Your task >>
Return, exactly as written, every line from the first line of the data below through the line that contains "fig = go.Figure()".

Given data >>
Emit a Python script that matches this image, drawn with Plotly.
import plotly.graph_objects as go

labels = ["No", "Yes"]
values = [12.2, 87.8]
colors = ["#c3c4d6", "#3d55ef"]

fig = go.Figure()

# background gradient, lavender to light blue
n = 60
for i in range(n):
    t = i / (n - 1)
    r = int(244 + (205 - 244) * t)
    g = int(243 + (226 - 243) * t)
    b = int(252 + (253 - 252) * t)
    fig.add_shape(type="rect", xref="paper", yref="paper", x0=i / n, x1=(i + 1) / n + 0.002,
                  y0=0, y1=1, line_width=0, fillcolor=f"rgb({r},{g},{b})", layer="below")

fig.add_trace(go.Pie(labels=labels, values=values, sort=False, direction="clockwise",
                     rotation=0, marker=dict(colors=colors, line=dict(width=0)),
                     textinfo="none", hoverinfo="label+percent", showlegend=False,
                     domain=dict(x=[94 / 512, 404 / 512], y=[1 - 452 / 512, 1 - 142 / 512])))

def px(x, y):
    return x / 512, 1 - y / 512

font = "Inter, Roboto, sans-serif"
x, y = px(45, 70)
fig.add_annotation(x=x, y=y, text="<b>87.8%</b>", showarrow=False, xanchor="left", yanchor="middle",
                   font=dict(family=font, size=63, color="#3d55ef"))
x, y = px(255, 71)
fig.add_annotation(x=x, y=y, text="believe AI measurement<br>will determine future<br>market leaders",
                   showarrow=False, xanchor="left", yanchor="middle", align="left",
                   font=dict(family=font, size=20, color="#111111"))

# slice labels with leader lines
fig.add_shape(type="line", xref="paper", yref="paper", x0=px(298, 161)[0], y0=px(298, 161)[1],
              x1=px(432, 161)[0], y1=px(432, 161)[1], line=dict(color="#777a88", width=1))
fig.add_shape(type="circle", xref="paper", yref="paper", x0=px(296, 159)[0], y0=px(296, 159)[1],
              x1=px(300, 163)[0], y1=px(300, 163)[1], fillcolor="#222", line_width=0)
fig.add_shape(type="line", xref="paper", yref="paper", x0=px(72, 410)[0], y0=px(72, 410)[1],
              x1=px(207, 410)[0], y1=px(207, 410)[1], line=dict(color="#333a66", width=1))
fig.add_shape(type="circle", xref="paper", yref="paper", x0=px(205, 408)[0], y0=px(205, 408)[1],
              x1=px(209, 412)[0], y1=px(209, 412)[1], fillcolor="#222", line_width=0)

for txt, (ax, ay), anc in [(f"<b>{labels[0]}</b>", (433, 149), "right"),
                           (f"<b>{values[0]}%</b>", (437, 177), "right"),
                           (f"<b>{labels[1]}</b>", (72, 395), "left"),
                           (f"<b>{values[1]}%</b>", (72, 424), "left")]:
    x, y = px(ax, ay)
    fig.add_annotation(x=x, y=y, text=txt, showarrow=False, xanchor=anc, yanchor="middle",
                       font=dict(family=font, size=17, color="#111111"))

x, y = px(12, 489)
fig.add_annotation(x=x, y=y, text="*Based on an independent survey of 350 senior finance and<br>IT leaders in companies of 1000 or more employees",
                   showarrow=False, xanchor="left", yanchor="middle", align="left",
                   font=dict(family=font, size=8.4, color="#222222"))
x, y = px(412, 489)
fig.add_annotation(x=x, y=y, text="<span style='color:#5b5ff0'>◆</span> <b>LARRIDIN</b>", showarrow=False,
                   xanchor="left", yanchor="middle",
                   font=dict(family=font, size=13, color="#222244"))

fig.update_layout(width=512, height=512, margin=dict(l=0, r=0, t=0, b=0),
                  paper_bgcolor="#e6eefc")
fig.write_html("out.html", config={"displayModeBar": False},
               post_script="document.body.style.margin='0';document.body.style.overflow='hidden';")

Solution to this task >>
Emit a Python script that matches this image, drawn with Plotly.
import plotly.graph_objects as go

labels = ["No", "Yes"]
values = [12.2, 87.8]
colors = ["#c3c4d6", "#3d55ef"]

fig = go.Figure()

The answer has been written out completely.